3. God’s removal of a righteous person from the earth is an act of mercy.

Isaiah 57: 1 reveals one of the most comforting verses of Scripture in the Bible, “The righteous perisheth, and no man layeth it to heart: and merciful men are taken away, none considering that the righteous is taken away from the evil to come.” My mother-in-law was reared in a Cinderella environment (before the ball). After her mother died, she and her two siblings were being reared by a stepmother that was anything but kind. So, with no exaggeration, her sister and brother were all she had. Her little heart was devastated when her brother was sadly killed in a most tragic way. She told me the truth that sustained her was knowing that God brought her brother to heaven to deliver him from something worse that lay ahead in the future. She was voicing exactly what Isaiah 57:1 was saying.
There are some things worse than death. God knows the beginning from the ending. He knows what lies ahead and He also knows what’s best. I’m thinking of another couple whose only son had just completed his Master’s program from Georgia Tech and was about to start his future in his chosen vocation. He had no sooner graduated than he died suddenly and without warning. They told me this verse is the only answer that God gave them after their son’s passing that provided them peace.

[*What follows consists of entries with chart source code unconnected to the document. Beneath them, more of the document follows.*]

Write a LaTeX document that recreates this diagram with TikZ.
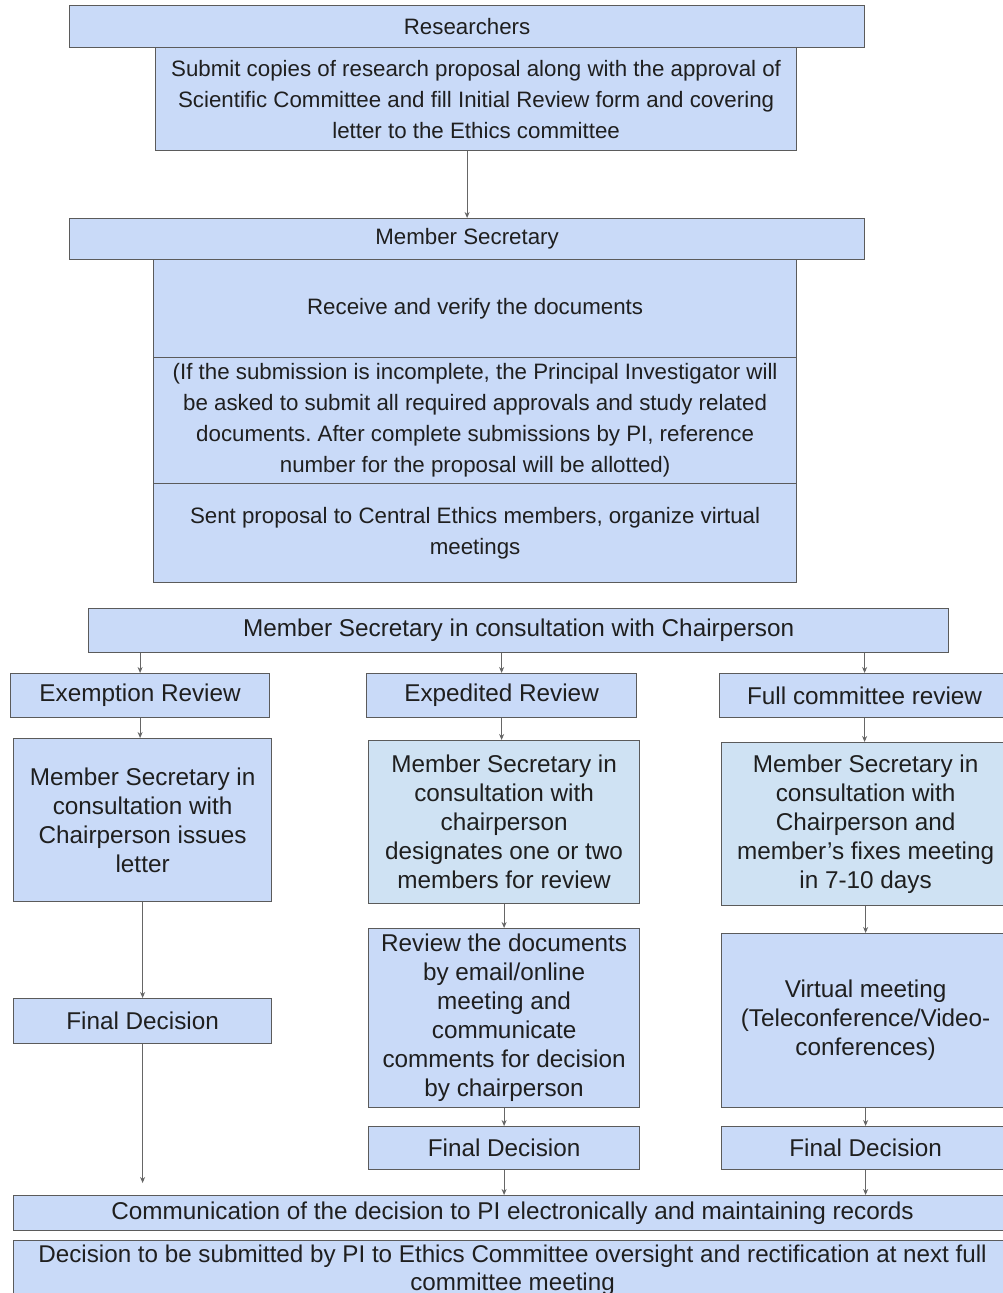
\documentclass[tikz,border=0pt]{standalone}
\usepackage{fontspec}
\setmainfont{Liberation Sans}
\usepackage{tikz}
\usetikzlibrary{arrows.meta}
\definecolor{boxfill}{HTML}{C9DAF8}
\definecolor{boxlight}{HTML}{CFE2F3}
\definecolor{boxline}{HTML}{5B5B5B}
\definecolor{arrcol}{HTML}{666666}
\definecolor{txtcol}{HTML}{1F1F1F}
\tikzstyle{mybox} = [draw=boxline, fill=boxfill, line width=1.2pt, rectangle, anchor=north west, inner sep=0pt, align=center, text=txtcol]
\tikzstyle{lightbox} = [mybox, fill=boxlight]
\tikzstyle{topfont} = [font=\fontsize{22.3}{31}\selectfont]
\tikzstyle{revfont} = [font=\fontsize{24.3}{29}\selectfont]
\tikzstyle{arr} = [draw=arrcol, line width=0.9pt, -{Stealth[length=6pt,width=5pt]}]
\frenchspacing

\begin{document}
\begin{tikzpicture}[x=1pt,y=-1pt]
\useasboundingbox[fill=white] (0,0) rectangle (1002,1293);

% top part
\node[mybox, topfont, minimum width=795pt, minimum height=42pt] (res) at (69,5) {Researchers};
\node[mybox, topfont, minimum width=641pt, minimum height=103pt] (sub) at (155,47) {Submit copies of research proposal along with the approval of\\Scientific Committee and fill Initial Review form and covering\\letter to the Ethics committee};
\node[mybox, topfont, minimum width=795pt, minimum height=41pt] (ms) at (69,218) {Member Secretary};
\node[mybox, topfont, minimum width=643pt, minimum height=98pt] (rcv) at (153,259) {Receive and verify the documents};
\node[mybox, topfont, minimum width=643pt, minimum height=126pt] (inc) at (153,357) {(If the submission is incomplete, the Principal Investigator will\\be asked to submit all required approvals and study related\\documents. After complete submissions by PI, reference\\number for the proposal will be allotted)};
\node[mybox, topfont, minimum width=643pt, minimum height=99pt] (snt) at (153,483) {Sent proposal to Central Ethics members, organize virtual\\meetings};

% review types
\node[mybox, revfont, minimum width=860pt, minimum height=44pt] (cons) at (88,608) {Member Secretary in consultation with Chairperson};
\node[mybox, revfont, minimum width=259pt, minimum height=44pt] (exm) at (10,673) {Exemption Review};
\node[mybox, revfont, minimum width=270pt, minimum height=44pt] (exp) at (366,673) {Expedited Review};
\node[mybox, revfont, minimum width=290pt, minimum height=44pt] (ful) at (719,673) {Full committee review};

\node[mybox, revfont, minimum width=258pt, minimum height=163pt] (exmA) at (13,738) {Member Secretary in\\consultation with\\Chairperson issues\\letter};
\node[lightbox, revfont, minimum width=271pt, minimum height=163pt] (expA) at (368,740) {Member Secretary in\\consultation with\\chairperson\\designates one or two\\members for review};
\node[lightbox, revfont, minimum width=288pt, minimum height=163pt] (fulA) at (721,742) {Member Secretary in\\consultation with\\Chairperson and\\member's fixes meeting\\in 7-10 days};

\node[mybox, revfont, minimum width=258pt, minimum height=45pt] (exmB) at (13,998) {Final Decision};
\node[mybox, revfont, minimum width=271pt, minimum height=179pt] (expB) at (368,928) {Review the documents\\by email/online\\meeting and\\communicate\\comments for decision\\by chairperson};
\node[mybox, revfont, minimum width=288pt, minimum height=174pt] (fulB) at (721,933) {Virtual meeting\\(Teleconference/Video-\\conferences)};

\node[mybox, revfont, minimum width=271pt, minimum height=43pt] (expC) at (368,1126) {Final Decision};
\node[mybox, revfont, minimum width=288pt, minimum height=43pt] (fulC) at (721,1126) {Final Decision};

% bottom
\node[mybox, font=\fontsize{24.3}{28}\selectfont, minimum width=998pt, minimum height=35pt] (com) at (13,1195) {Communication of the decision to PI electronically and maintaining records};
\node[mybox, font=\fontsize{24.2}{28}\selectfont, minimum width=998pt, minimum height=60pt] (dec) at (13,1240) {Decision to be submitted by PI to Ethics Committee oversight and rectification at next full\\committee meeting};

% arrows
\draw[arr] (sub.south -| ms.north) -- (ms.north);
\draw[arr] (cons.south -| exm.north) -- (exm.north);
\draw[arr] (cons.south -| exp.north) -- (exp.north);
\draw[arr] (cons.south -| ful.north) -- (ful.north);
\draw[arr] (exm.south) -- (exmA.north -| exm.south);
\draw[arr] (exp.south) -- (expA.north -| exp.south);
\draw[arr] (ful.south) -- (fulA.north -| ful.south);
\draw[arr] (exmA.south -| exmB.north) -- (exmB.north);
\draw[arr] (expA.south) -- (expB.north);
\draw[arr] (fulA.south) -- (fulB.north);
\draw[arr] (expB.south) -- (expC.north);
\draw[arr] (fulB.south) -- (fulC.north);
\draw[arr, shorten >=12pt] (exmB.south) -- (com.north -| exmB.south);
\draw[arr] (expC.south) -- (com.north -| expC.south);
\draw[arr] (fulC.south) -- (com.north -| fulC.south);
\end{tikzpicture}
\end{document}
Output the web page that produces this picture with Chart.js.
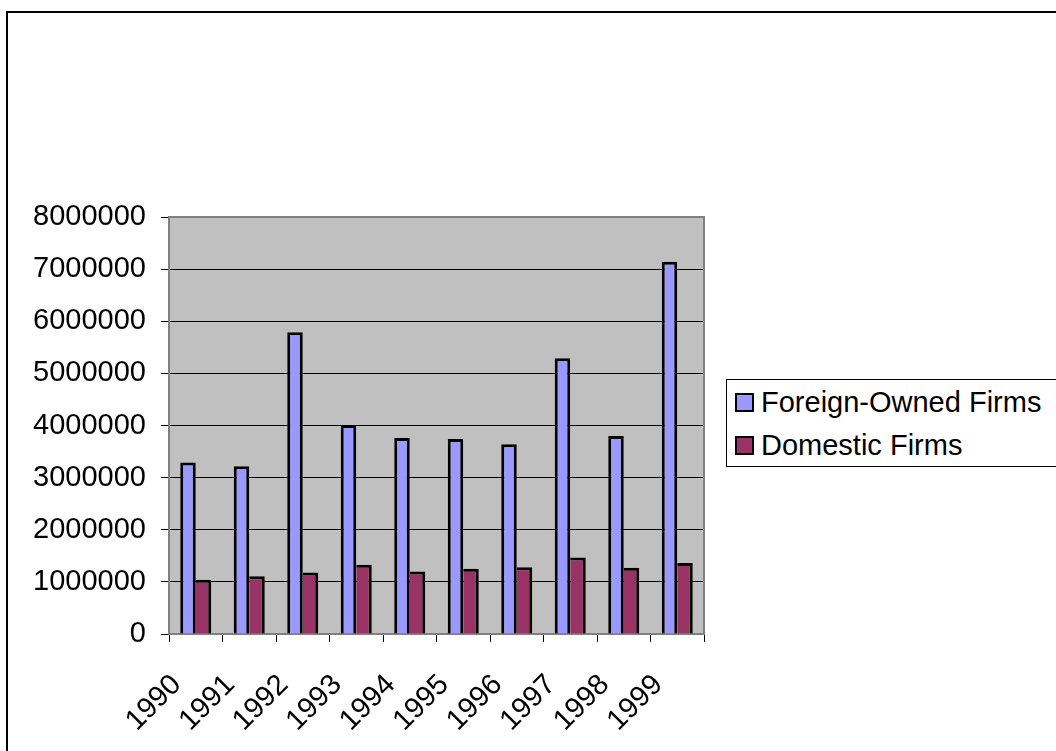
<!DOCTYPE html>
<html>
<head>
<meta charset="utf-8">
<script src="https://cdn.jsdelivr.net/npm/chart.js@4/dist/chart.umd.min.js"></script>
<style>
  html, body { margin: 0; padding: 0; width: 1056px; height: 751px; overflow: hidden; background: #fff; }
  #frame { position: absolute; left: 6px; top: 11px; width: 1200px; height: 900px; border-left: 2px solid #000; border-top: 2px solid #000; }
  #wrap { position: absolute; left: 0; top: 0; width: 1056px; height: 751px; }
  #legend { position: absolute; left: 726px; top: 379px; width: 340px; height: 86px; border: 1px solid #000; background: #fff;
            font-family: "Liberation Sans", Arial, sans-serif; font-size: 29px; color: #000; }
  .row { position: absolute; left: 8px; height: 34px; line-height: 34px; white-space: nowrap; }
  .sw { display: inline-block; width: 15px; height: 15px; border: 2px solid #000; vertical-align: middle; margin-right: 7px; position: relative; top: -2px; }
</style>
</head>
<body>
<div id="frame"></div>
<div id="wrap"><canvas id="c" width="1056" height="751"></canvas></div>
<div id="legend">
  <div class="row" style="top:5px"><span class="sw" style="background:#9999FF"></span>Foreign-Owned Firms</div>
  <div class="row" style="top:48px"><span class="sw" style="background:#993366"></span>Domestic Firms</div>
</div>
<script>
const years = ["1990","1991","1992","1993","1994","1995","1996","1997","1998","1999"];
const foreignOwned = [3290000, 3220000, 5790000, 4010000, 3760000, 3740000, 3640000, 5290000, 3800000, 7140000];
const domestic = [1040000, 1110000, 1180000, 1330000, 1200000, 1250000, 1280000, 1470000, 1270000, 1360000];
const seriesNames = ["Foreign-Owned Firms", "Domestic Firms"];

const plotBg = {
  id: 'plotBg',
  beforeDraw(chart) {
    const {ctx, chartArea: a} = chart;
    ctx.save();
    ctx.fillStyle = '#C0C0C0';
    ctx.fillRect(a.left, a.top, a.right - a.left, a.bottom - a.top);
    ctx.restore();
  },
  afterDatasetsDraw(chart) {
    const {ctx, chartArea: a} = chart;
    ctx.save();
    ctx.strokeStyle = '#808080';
    ctx.lineWidth = 2;
    ctx.beginPath();
    ctx.moveTo(a.left, a.top);
    ctx.lineTo(a.right, a.top);
    ctx.lineTo(a.right, a.bottom);
    ctx.stroke();
    ctx.restore();
  }
};

const font = { family: '"Liberation Sans", Arial, sans-serif', size: 29 };

new Chart(document.getElementById('c'), {
  type: 'bar',
  data: {
    labels: years,
    datasets: [
      { label: seriesNames[0], data: foreignOwned, backgroundColor: '#9999FF', borderColor: '#000',
        borderWidth: { left: 3, top: 3, right: 3, bottom: 0 } },
      { label: seriesNames[1], data: domestic, backgroundColor: '#993366', borderColor: '#000',
        borderWidth: { left: 0, top: 3, right: 3, bottom: 0 } }
    ]
  },
  options: {
    responsive: false,
    animation: false,
    devicePixelRatio: 1,
    layout: { padding: { left: 0, top: 217, right: 352, bottom: 0 } },
    plugins: { legend: { display: false }, tooltip: { enabled: false } },
    datasets: { bar: { categoryPercentage: 0.58, barPercentage: 1.0 } },
    scales: {
      x: {
        grid: { offset: true, drawOnChartArea: false, drawTicks: true, tickLength: 8, color: '#000' },
        border: { color: '#808080', width: 2 },
        ticks: { font, color: '#000', minRotation: 45, maxRotation: 45, padding: 26, labelOffset: -19, autoSkip: false },
        afterFit(s) { s.height = 751 - 634; }
      },
      y: {
        min: 0, max: 8000000,
        grid: { color: '#000', lineWidth: 1, tickLength: 8, drawTicks: true },
        border: { color: '#808080', width: 2 },
        ticks: { font, color: '#000', stepSize: 1000000, padding: 15, callback: v => String(v) },
        afterFit(s) { s.width = 169; }
      }
    }
  },
  plugins: [plotBg]
});
</script>
</body>
</html>
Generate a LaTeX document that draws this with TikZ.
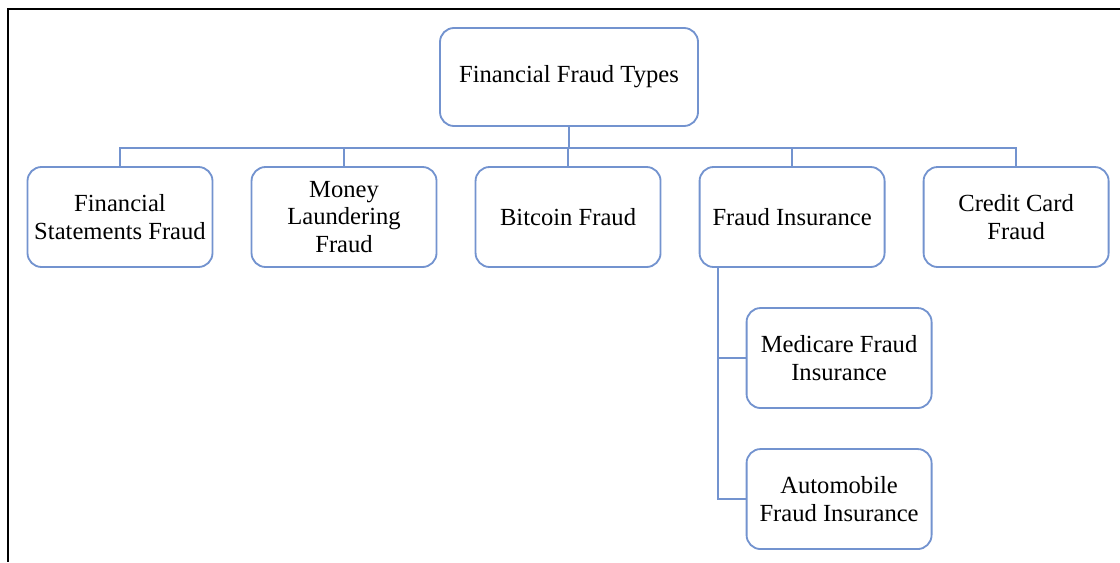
\documentclass[tikz,border=0pt]{standalone}
\usepackage{fontspec}
\setmainfont{Liberation Serif}
\usepackage{tikz}
\usetikzlibrary{positioning}
\usepackage{xcolor}
\definecolor{myblue}{HTML}{7393CF}
\tikzset{node distance=0.98cm, every text node part/.style={align=center, font={\fontsize{17.5}{19.5}\selectfont}}}
\tikzstyle{block} = [draw=myblue, fill=white, line width=1.3pt, rounded corners=0.35cm, minimum width=4.625cm, minimum height=2.5cm, inner sep=0pt]
\tikzstyle{ln} = [draw=myblue, line width=1.3pt]

\begin{document}
\begin{tikzpicture}
  \useasboundingbox (0,0) rectangle (28,-14.05);
  \draw[line width=1.5pt] (28,-0.225) -- (0.2,-0.225) -- (0.2,-14.05);
  \node[block, minimum width=6.45cm, minimum height=2.45cm] (root) at (14.225,-1.925) {Financial Fraud Types};
  \node[block] (fsf) at (3,-5.425) {Financial\\Statements Fraud};
  \node[block, right=0.93cm of fsf] (mlf) {Money\\Laundering\\Fraud};
  \node[block, right=0.93cm of mlf] (btc) {Bitcoin Fraud};
  \node[block, right=0.93cm of btc] (fi) {Fraud Insurance};
  \node[block, right=0.93cm of fi] (ccf) {Credit Card\\Fraud};
  \node[block, below=of fi, xshift=1.175cm] (medicare) {Medicare Fraud\\Insurance};
  \node[block, below=of medicare] (auto) {Automobile\\Fraud Insurance};
  \draw[ln] (root.south) -- ([yshift=-0.525cm]root.south) -| (fsf.north);
  \draw[ln] (root.south) -- ([yshift=-0.525cm]root.south) -| (mlf.north);
  \draw[ln] (root.south) -- ([yshift=-0.525cm]root.south) -| (btc.north);
  \draw[ln] (root.south) -- ([yshift=-0.525cm]root.south) -| (fi.north);
  \draw[ln] (root.south) -- ([yshift=-0.525cm]root.south) -| (ccf.north);
  \draw[ln] ([xshift=0.475cm]fi.south west) |- (medicare.west);
  \draw[ln] ([xshift=0.475cm]fi.south west) |- (auto.west);
\end{tikzpicture}
\end{document}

4. There is a special place in God’s heart for the little ones.

Please notice these beautiful words: “And all Israel shall mourn for him, and bury him: for he only of Jeroboam shall come to the grave, because in him there is found some good thing toward the LORD God of Israel in the house of Jeroboam” (I Kings 14:13). In this passage, God reveals that He never does things in an arbitrary fashion. In God’s love He takes the rarest bud and removes it so it might open it’s flower in the Master’s Mansion. The child had a glorious beauty that was to be revealed in its fullest glory in Heaven - a flower with a fragrance and a splendor too good for the earth.
Josiah’s grandfather said to Josiah just before he lapsed into a coma, "I love you, Josiah." The boy replied, "I love you, too, Papa, but I love Jesus better." Jason (the daddy) told me, “In his unconscious state he (Josiah) was singing Patch the Pirate’s song just before crossing over: “I love You, Lord, I love You, Lord, Because of Calvary; I love You, Lord, I love You, Lord, You're everything to me.” And now our little rose is in the bouquet of the Rose of Sharon. One of the select few whose precious life transcends life as we know it.

5. There is peace in knowing some things defy explanation.

John 9: 1-3 says, “And as Jesus passed by, he saw a man which was blind from his birth. And his disciples asked him, saying, Master, who did sin, this man, or his parents, that he was born blind? Jesus answered, Neither hath this man sinned, nor his parents: but that the works of God should be made manifest in him.” The mentality of the disciples was that if a man suffered like this, either he or his parents did wrong. This argument is not unlike the friends of Job. Our Lord was simply saying, this is for God’s purpose and glory beyond our explanation, that the works of God may be manifested!
God often does the unexpected. He has prepared for that which we feel un-prepared. When we cannot track Him, we shall trust Him.